For this Morgan sail we wanted to do an especially good and traditional job. Susannah was to be Job Foreman. Ivan Klok and Morgan Davis (a descendent of Charles W. Morgan himself) would be the principal seamers, and other crew would help. I guess that I was “general contractor,” designer and general arbiter of this sail. The sail is almost done now but it all got started in Cape Town, South Africa. There we used the gymnasium of the wonderful Christel House School to do the initial layout to measure and cut the cloths so we could sew them together once we got to sea. Crossing the South Atlantic in pretty good trade winds, Ivan and Morgan stitched away in the sun on deck in a manner that would have been little different from making a sail in the Morgan 150 years ago. Maybe they would have started earlier in the morning than we do. We start at 8 AM, while in the old days daymen would turn to at dawn or 0600 and work until dark. We don’t work quite that hard; maybe we should. The second layout was done on the wharf in St Georges, Grenada, West Indies. The second layout of the sail is where we actually make the precise cuts out of the big seamed-up patch of canvas that will result in a sail. Then all the reinforcing patches and tabling get sewn on and roped along the edge as well. And there are lots of grommets to sew in.
This upper topsail for the Charles W. Morgan is 31′ 4″ on the head, 13′ 5″ in the hoist and 37′ 2″ along the foot. It is made of #4 cotton canvas seamed up of 25-inch-wide cloths laid out vertically. The finished sail is 450 square feet and is a little bit smaller than the Picton Castle‘s upper topsail. It has a single reef band about 2/5 of the way down from the head, based on old photos of the Morgan under sail. The sail has no provision for buntlines as we could not see any in the old pictures, which were pretty clear. But it does have a sunburn patch along the head on the after side that acts much like a sail cover when the sail is furled. This is a traditional technique that may or may not have been universal, certainly a good thing. It is roped with 7/8″ high-quality tarred manila. Head cringles are laid up of hemp and clew cringles are galvanized iron rings with galvanized steel thimbles. The head-earrings (which are the ropes at the head of the sail to stretch it and lash the upper corners to the yard-arms) are made of hemp as well. All the grommets are hand made of waxed and tarred marlin and sewn in along the head to seize the sail to the jack-stay that runs along the top of the upper-topsail yard. It will have over 200 man-hours in it before we are finished and could cost over $12,000 if contracted for at commercial rates. We have gone to a little more trouble than usual to keep this sail clean but it will not get to the Morgan without a few deck and crew stains. Susannah and her sail-making gang have done a superlative job, and we hope that this sail will set on the Charles W. Morgan‘s upper topsail for years to come as that ship introduces new generations to America and the sea. Maybe we will bend it for the passage from Bermuda to Lunenburg to stretch it out a bit and baptize it, so to speak.

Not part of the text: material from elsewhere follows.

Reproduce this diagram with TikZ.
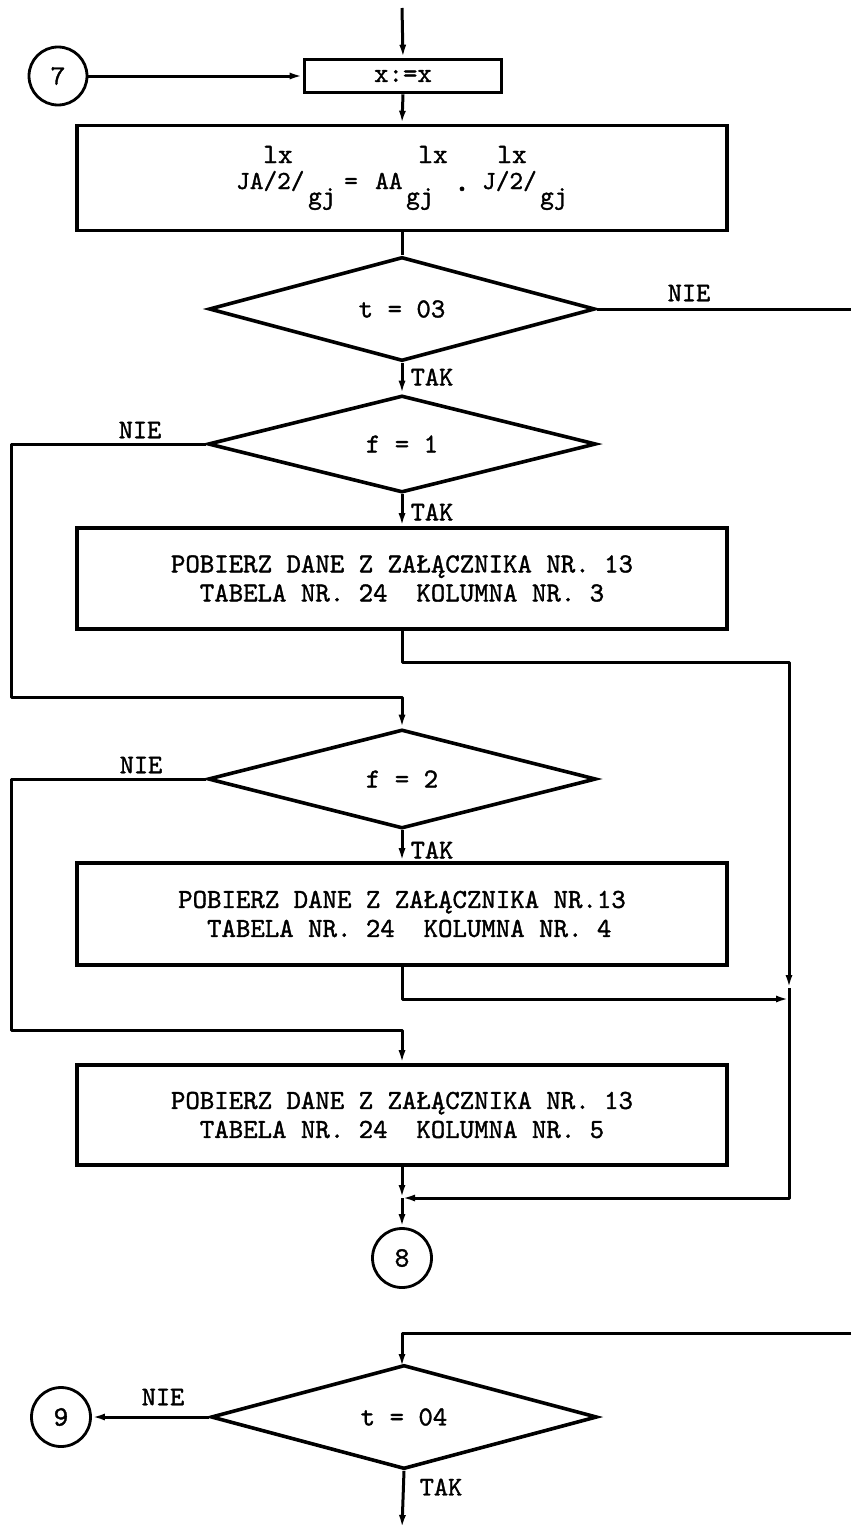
\documentclass[tikz,border=0pt]{standalone}
\usepackage{fontspec}
\usetikzlibrary{shapes.geometric,arrows.meta}
\newfontfamily\twfam[FakeBold=1.3]{lmmono10-regular.otf}
\newcommand\bxfont{\twfam\fontsize{27.5}{29}\selectfont}
\newcommand\lbfont{\twfam\fontsize{27}{29}\selectfont}
\newcommand\fmfont{\twfam\fontsize{26}{28}\selectfont}
\newcommand\supfont{\twfam\fontsize{28}{30}\selectfont}
\newcommand\cnfont{\twfam\fontsize{28}{30}\selectfont}
\tikzset{
  ln/.style={line width=3pt, line join=round},
  arr/.style={ln, -{Latex[length=13pt,width=7pt]}},
  boxnode/.style={draw, line width=3.6pt, minimum width=650pt, minimum height=102pt, inner sep=0pt, align=center, font=\bxfont},
  dia/.style={draw, diamond, line width=3.6pt, minimum width=386pt, minimum height=98pt, inner sep=0pt, font=\bxfont},
  conn/.style={draw, circle, line width=2.8pt, minimum size=58pt, inner sep=0pt, font=\cnfont},
  lbl/.style={font=\lbfont, inner sep=0pt},
  fm/.style={font=\fmfont, inner sep=0pt},
  sup/.style={font=\supfont, inner sep=0pt},
}
\begin{document}
\begin{tikzpicture}[x=1pt,y=-1pt]
\useasboundingbox[fill=white] (0,0) rectangle (851,1528);
% nodes
\node[boxnode, minimum width=197pt, minimum height=33pt] (xx) at (403,76) {x:=x};
\node[conn] (c7) at (58,76) {7};
\node[boxnode, minimum height=105pt] (big) at (402,178) {};
\node[fm, anchor=base west] (f1) at (236,189) {JA/2/};
\node[fm, anchor=base west] (f2) at (308,204) {gj};
\node[fm, anchor=base west] (f3) at (344,189) {=};
\node[fm, anchor=base west] (f4) at (375,189) {AA};
\node[fm, anchor=base west] (f5) at (406,204) {gj};
\node[fm, anchor=base] (f6) at (462,191) {{\fontsize{34}{34}\selectfont .}};
\node[fm, anchor=base west] (f7) at (482,189) {J/2/};
\node[fm, anchor=base west] (f8) at (540,204) {gj};
\node[sup, anchor=base] (s1) at (278,163) {lx};
\node[sup, anchor=base] (s2) at (433,163) {lx};
\node[sup, anchor=base] (s3) at (512,163) {lx};
\node[dia] (d1) at (402,309) {t = 03};
\node[dia, minimum width=388pt, minimum height=97pt] (d2) at (402,444) {f = 1};
\node[boxnode, minimum height=101pt] (b3) at (402,578.5) {POBIERZ DANE Z ZAŁĄCZNIKA NR. 13\\TABELA NR. 24\ \ KOLUMNA NR. 3};
\node[dia, minimum width=388pt, minimum height=99pt] (d3) at (402,779) {f = 2};
\node[boxnode] (b4) at (402,914) {POBIERZ DANE Z ZAŁĄCZNIKA NR.13\\\ TABELA NR. 24\ \ KOLUMNA NR. 4};
\node[boxnode, minimum height=100pt] (b5) at (402,1115) {POBIERZ DANE Z ZAŁĄCZNIKA NR. 13\\TABELA NR. 24\ \ KOLUMNA NR. 5};
\node[conn, minimum size=59pt] (c8) at (402,1258) {8};
\node[dia, minimum width=386pt, minimum height=100pt] (d4) at (404,1417) {t = 04};
\node[conn, minimum size=59pt] (c9) at (61,1417) {9};
% labels
\node[lbl] (n1) at (689,293) {NIE};
\node[lbl] (t1) at (432,377) {TAK};
\node[lbl] (n2) at (140,430) {NIE};
\node[lbl] (t2) at (432,512) {TAK};
\node[lbl] (n3) at (141,765) {NIE};
\node[lbl] (t3) at (432,850) {TAK};
\node[lbl] (n4) at (163,1397) {NIE};
\node[lbl] (t4) at (441,1487) {TAK};
% coordinates
\coordinate (top) at (402,8);
\coordinate (e1) at (851,309);
\coordinate (l2) at (11,697);
\coordinate (r1) at (789,662);
\coordinate (rm) at (789,988);
\coordinate (rm2) at (789,999);
\coordinate (j1) at (402,1198);
\coordinate (l3) at (11,1030);
\coordinate (e4) at (851,1333);
\coordinate (d4t) at (402,1367);
\coordinate (bot) at (402,1528);
% connectors
\draw[arr] (top) -- (xx.north);
\draw[arr] (c7.east) -- (xx.west);
\draw[arr] (xx.south) -- (big.north);
\draw[ln] (big.south) -- (d1.north);
\draw[ln] (d1.east) -- (e1);
\draw[arr] (d1.south) -- (d2.north);
\draw[arr] (d2.west) -| (l2) -| (d3.north);
\draw[arr] (d2.south) -- (b3.north);
\draw[arr] (b3.south) |- (r1) -- (rm);
\draw[arr] (rm) |- (j1);
\draw[arr] (d3.west) -| (l3) -| (b5.north);
\draw[arr] (d3.south) -- (b4.north);
\draw[arr] (b4.south) |- (rm2);
\draw[arr] (b5.south) -- (j1);
\draw[arr] (j1) -- (c8.north);
\draw[arr] (e4) -| (d4t);
\draw[arr] (d4.west) -- (c9.east);
\draw[arr] (d4.south) -- (bot);
\end{tikzpicture}
\end{document}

If I don’t mention that we also make our own spars and rigging onboard the carpenters and riggers will get their noses out of joint. Logan is just now swinging an adz to make a new fore royal yard from a piece of spruce we have been carrying around for years just for this purpose. And with Billy Campbell at the fore the riggers have replaced most of the heavy wire seizings that have been holding the lower standing rigging together for the last ten years; this in order to overhaul and re-serve the heavy shrouds themselves. And so forth.